I think there is your answer. He disappeared and you don’t like it. You’re not married and you don’t have a child t...
This is essentially what I was going to say too. Life is full of uncertainty, even when mental health issues aren't a problem. You and your child are your responsibility whether he's in the picture or not, so that's your next step. Get a life of your own regardless of whether he comes back or not. I'm sorry you're hurt and angry, but either way you have to figure it out for your child. Make other friends, that's probably a healthy thing to do regardless.
Are you getting any help for yourself? Are you in therapy? From what you've posted here it sounds like you are "intense" and have a lot of anger issues as well. You mentioned that he needs to take responsibility for his actions, have you really been willing to reflect on your responsibility? He might very well be afraid of you and your intensity if he's normally a "laid back" person.
Is financial responsibility and help all you're wanting him to move back for? Because I didn't read one nice thing you had to say about him. If he has issues with confrontation, then maybe you need some couples counseling to learn how to communicate with each other in a healthier manor. It seems the communication between the two of you may be somewhat toxic.
Did he not tell you about the graduation to try to avoid another confrontation? Was that the only day available to go Christmas shopping, or were you just angry because he didn't do what you expected him to do. Did you tell him this was the day you planned for the two of you to shop?

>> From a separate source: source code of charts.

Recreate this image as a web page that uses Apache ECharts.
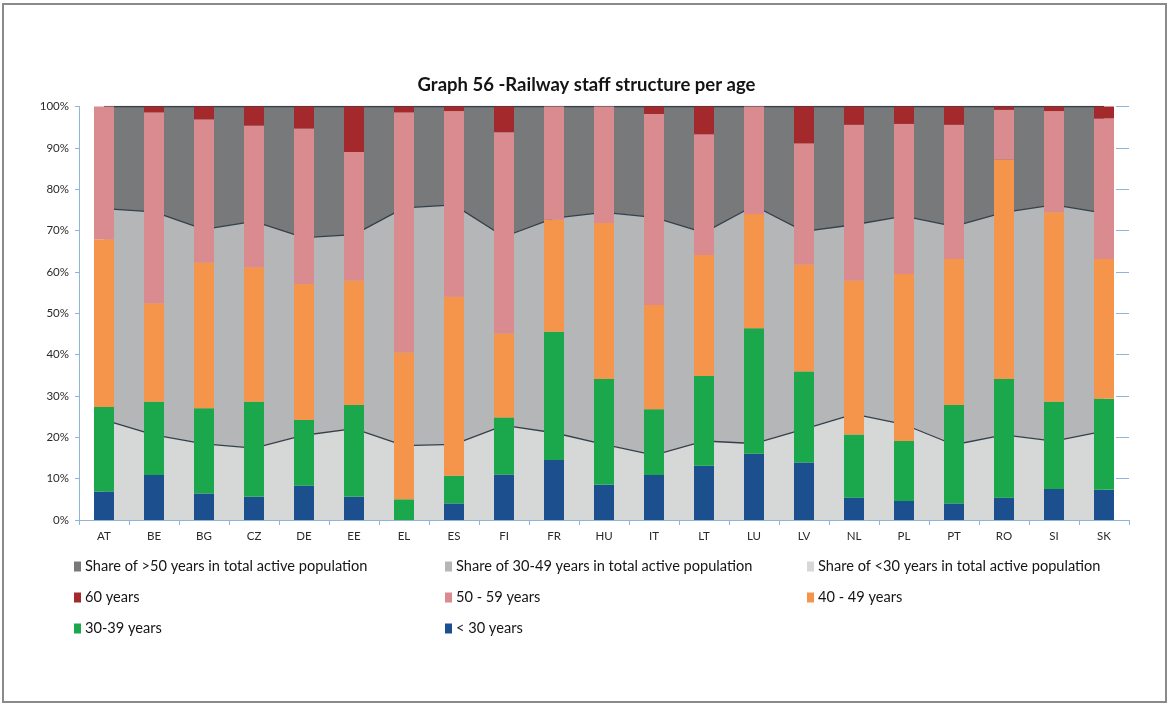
<!DOCTYPE html>
<html>
<head>
<meta charset="utf-8">
<script src="https://cdn.jsdelivr.net/npm/echarts@6/dist/echarts.min.js"></script>
<style>
  html, body { margin: 0; padding: 0; background: #fff; }
  #frame { position: absolute; left: 2px; top: 3px; width: 1165px; height: 700px; border: 2px solid #8a8a8a; box-sizing: border-box; }
  #chart { position: absolute; left: 0; top: 0; width: 1173px; height: 707px; }
</style>
</head>
<body>
<div id="frame"></div>
<div id="chart"></div>
<script>
const categories = ['AT','BE','BG','CZ','DE','EE','EL','ES','FI','FR','HU','IT','LT','LU','LV','NL','PL','PT','RO','SI','SK'];

// Railway staff by age group (% of staff)
const under30 = [6.9,10.9,6.4,5.6,8.3,5.6,0,4,11,14.5,8.5,10.9,13.1,16,13.9,5.4,4.6,4,5.4,7.5,7.3];
const y30_39  = [20.4,17.7,20.6,23,15.9,22.2,5,6.7,13.8,31,25.6,15.9,21.7,30.4,22,15.3,14.5,23.8,28.7,21.1,22];
const y40_49  = [40.6,23.8,35.3,32.5,32.9,30.1,35.5,43.3,20.3,27.1,37.7,25.2,29.3,27.6,25.9,37.2,40.4,35.3,53.1,45.8,33.8];
const y50_59  = [32.1,46.2,34.6,34.3,37.6,31.1,58.1,44.9,48.7,27.4,28.2,46.2,29.2,26,29.3,37.7,36.3,32.5,12,24.5,34];
const y60     = [0,1.4,3.1,4.6,5.3,11,1.4,1.1,6.2,0,0,1.8,6.7,0,8.9,4.4,4.2,4.4,0.8,1.1,2.9];

// Share in total active population (%)
const shareUnder30 = [24.2,20.6,18.4,17.4,20.5,22.1,18,18.3,22.9,21.1,18.3,15.7,19.1,18.5,22,25.6,23.1,18.2,20.6,19.1,21.5];
const share30_49   = [51.1,53.9,51.9,54.8,47.8,46.9,57.5,57.9,45.6,51.9,56.1,57.5,50.4,57.5,47.8,45.8,50.4,52.8,53.8,57.1,52.7];
const shareOver50  = [24.7,25.5,29.7,27.8,31.7,31,24.5,23.8,31.5,27,25.6,26.8,30.5,24,30.2,28.6,26.5,29,25.6,23.8,25.8];

const yTicks = { min: 0, max: 100, interval: 10 };

const NAMES = {
  over50: 'Share of >50 years in total active population',
  mid: 'Share of 30-49 years in total active population',
  young: 'Share of <30 years in total active population',
  s60: '60 years',
  s50: '50 - 59 years',
  s40: '40 - 49 years',
  s30: '30-39 years',
  sU: '< 30 years'
};

const FONT = 'Lato, "Open Sans", sans-serif';
const axisBlue = '#8fb5da';
const lineDark = '#34414a';

function areaSeries(name, data, color) {
  return {
    name, type: 'line', stack: 'pop', data,
    symbol: 'none', showSymbol: false, z: 1,
    itemStyle: { color },
    lineStyle: { color: lineDark, width: 1.3 },
    areaStyle: { color, opacity: 1 },
    emphasis: { disabled: true }
  };
}
function barSeries(name, data, color) {
  return {
    name, type: 'bar', stack: 'staff', data, barWidth: '40%', z: 3,
    itemStyle: { color },
    emphasis: { disabled: true }
  };
}

function legendAt(name, left, top) {
  return {
    data: [name], left, top, icon: 'rect', itemWidth: 7, itemHeight: 10, itemGap: 4,
    selectedMode: false,
    textStyle: { fontFamily: FONT, fontSize: 14.6, color: '#151515', padding: [0, 0, 0, -1] }
  };
}

const chart = echarts.init(document.getElementById('chart'), null, { renderer: 'canvas' });
chart.setOption({
  animation: false,
  backgroundColor: 'transparent',
  title: {
    text: 'Graph 56 -Railway staff structure per age',
    left: 'center', top: 71,
    textStyle: { fontFamily: FONT, fontSize: 18.5, fontWeight: 'bold', color: '#141414' }
  },
  legend: [
    legendAt(NAMES.over50, 69, 554),
    legendAt(NAMES.mid, 440, 554),
    legendAt(NAMES.young, 802, 554),
    legendAt(NAMES.s60, 69, 585),
    legendAt(NAMES.s50, 440, 585),
    legendAt(NAMES.s40, 802, 585),
    legendAt(NAMES.s30, 69, 616),
    legendAt(NAMES.sU, 440, 616)
  ],
  grid: { left: 79, top: 106.5, width: 1050, height: 413.5, containLabel: false },
  xAxis: {
    type: 'category', data: categories, boundaryGap: true,
    axisLine: { lineStyle: { color: axisBlue, width: 1 } },
    axisTick: { show: true, length: 5, lineStyle: { color: axisBlue } },
    axisLabel: { fontFamily: FONT, fontSize: 11.5, color: '#2a2a2a', margin: 10 }
  },
  yAxis: [
    {
      type: 'value', min: yTicks.min, max: yTicks.max, interval: yTicks.interval,
      axisLine: { show: true, lineStyle: { color: axisBlue } },
      axisTick: { show: true, length: 4, lineStyle: { color: axisBlue } },
      axisLabel: { formatter: '{value}%', fontFamily: FONT, fontSize: 11.5, color: '#2a2a2a', margin: 10 },
      splitLine: { show: false }
    },
    {
      type: 'value', position: 'right', min: yTicks.min, max: yTicks.max, interval: yTicks.interval,
      axisLine: { show: false },
      axisTick: { show: true, inside: true, length: 13, lineStyle: { color: axisBlue } },
      axisLabel: { show: false },
      splitLine: { show: false }
    }
  ],
  series: [
    areaSeries(NAMES.young, shareUnder30, '#d6d7d7'),
    areaSeries(NAMES.mid, share30_49, '#b4b6b7'),
    areaSeries(NAMES.over50, shareOver50, '#77797a'),
    barSeries(NAMES.sU, under30, '#1c4f8e'),
    barSeries(NAMES.s30, y30_39, '#1ba84c'),
    barSeries(NAMES.s40, y40_49, '#f5944b'),
    barSeries(NAMES.s50, y50_59, '#d98b8f'),
    barSeries(NAMES.s60, y60, '#a3292c')
  ]
});
</script>
</body>
</html>
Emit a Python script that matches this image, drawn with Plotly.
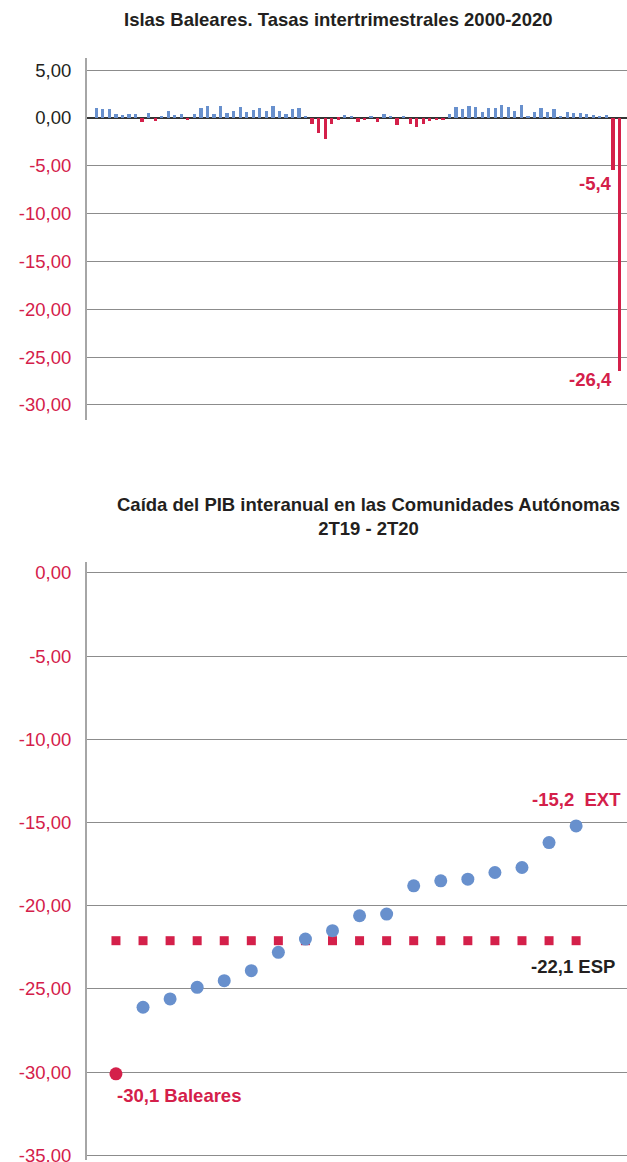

Is there a reason you couldn't go shopping for your daughter alone? I'm not asking you these questions because I need to know, I'm asking them so you can reflect a little for yourself.
He may be putting off coming back because it seems even that conversation is what you expect and may be confrontational to him. If I moved out to avoid fighting, the way to help me decide to come back would not be through fighting....that's just logical.